Ella Fainaru was a college student at Columbia University, separated from her family in Tel Aviv, Israel, when she realized how much she missed celebrating the Jewish holidays.
She missed the traditions, the songs, the food and all that went along with the occasions. Now 26 and studying for a master's degree in economic development, also at Columbia, Fainaru has teamed up with friends to host their second "do it yourself" Passover seder to maintain the traditions they grew up with -- and create some of their own.
“You don’t really feel holidays while you’re abroad," Fainaru told The Huffington Post. "It would be weird to have all the holidays go by without knowing they’re going by.”
Fainaru is expecting about 30 friends to come to this year's seder, which will take place at her New York apartment on Friday, the first day of Passover. If her previous seder was any indication, this year's will be lively and festive as guests read from the Haggadah and enjoy a potluck dinner off of makeshift tables.
“Everybody’s drinking and singing, and it’s just like tons of friends having a good time," Fainaru said.
Rabbi Kelilah Miller, the Jewish student adviser at Swarthmore College, said young people need to stop thinking they need an immense knowledge of Judaism in order to host their own seder.
“It requires a certain level of Jewish empowerment and less knowledge," Miller, 33, said. "People think you need a huge amount of knowledge to do a DIY seder, but I think the real bar to get over in terms of getting folks to do their own seders is really just a sense of ownership and empowerment of their own tradition.”
Many synagogues and Jewish organization offer Passover seders and other holiday celebrations for young adults who may be in college or working in new cities and missing their families' traditions. NEXT, a division of Birthright Israel Foundation, offers monetary assistance -- $10 per person for up to 15 guests -- and tips to Birthright alums who want to host their own seders.
Miller said that many Passover seders are inherently "DIY" because people are constantly reinventing the holiday to suit their own needs. The rabbi said she prefers her seders to have a thematic topic to guide the conversation throughout.
“It’s not just the discrete acts themselves but the structure that allows you to pause and make meaning out of your own experience," she said. "Sometimes that’s more traditional and sometimes it's less traditional.”
For Fainaru, the theme of the evening will be innovation. From the tables to the meal, her seder will be a group effort. "We’re kind of make-shifting everything," she said.

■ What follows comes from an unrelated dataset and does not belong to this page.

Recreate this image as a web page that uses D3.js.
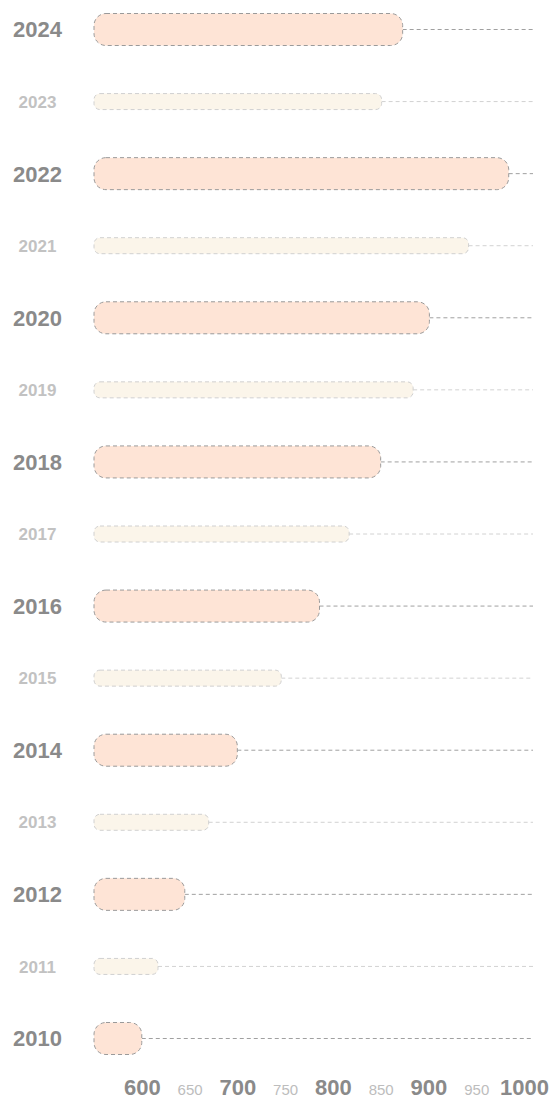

Here are five steps to hosting your own DIY seder:
Print And Bind Your Own Haggadot
The Haggadah (Haggadot plural) is a Jewish text read and sung throughout the Passover meal that tells the story of the Jewish liberation from slavery in Egypt as described in the Book of Exodus. There are many different versions of it to suit almost any cultural and spiritual preference. Find one you like and print out copies to bind and distribute to your guests for the meal. After the seder, they get to take it home as a party favor!
Make Your Own Seder Plate
The seder plate is at the center of the Passover table, with different compartments designated for different foods, each rich with religious significance. There are many ways to makeshift your own DIY seder plate if you don't own one. Find a style you like and get creative.
Forget About Buying New Tables
Fainaru doesn't have enough tables in her apartment to accommodate all her guests, so she and her roommate are buying wood planks and using cushions to make low, homemade tables. Follow their example and visit your local hardware store for some inexpensive lumber, or forgo the tables altogether and lay blankets and cushions on the floor to make a picnic out of it.
Make The Meal A Potluck
In addition to the seder plate with its bitter herbs and shank bone, the Passover table is typically covered with a feast guests enjoy over the course of the evening. Instead of taking on the responsibility to cook the entire meal, ask your guests to each bring a dish and beverage to share.
Tell Your Guests To Bring Instruments
No holiday would be complete without songs. Singing is common during and after the seder meal, and people raised with Jewish customs will likely know the melodies by heart, Fainaru said. Invite your guests to bring instruments and be ready to sing late into the night.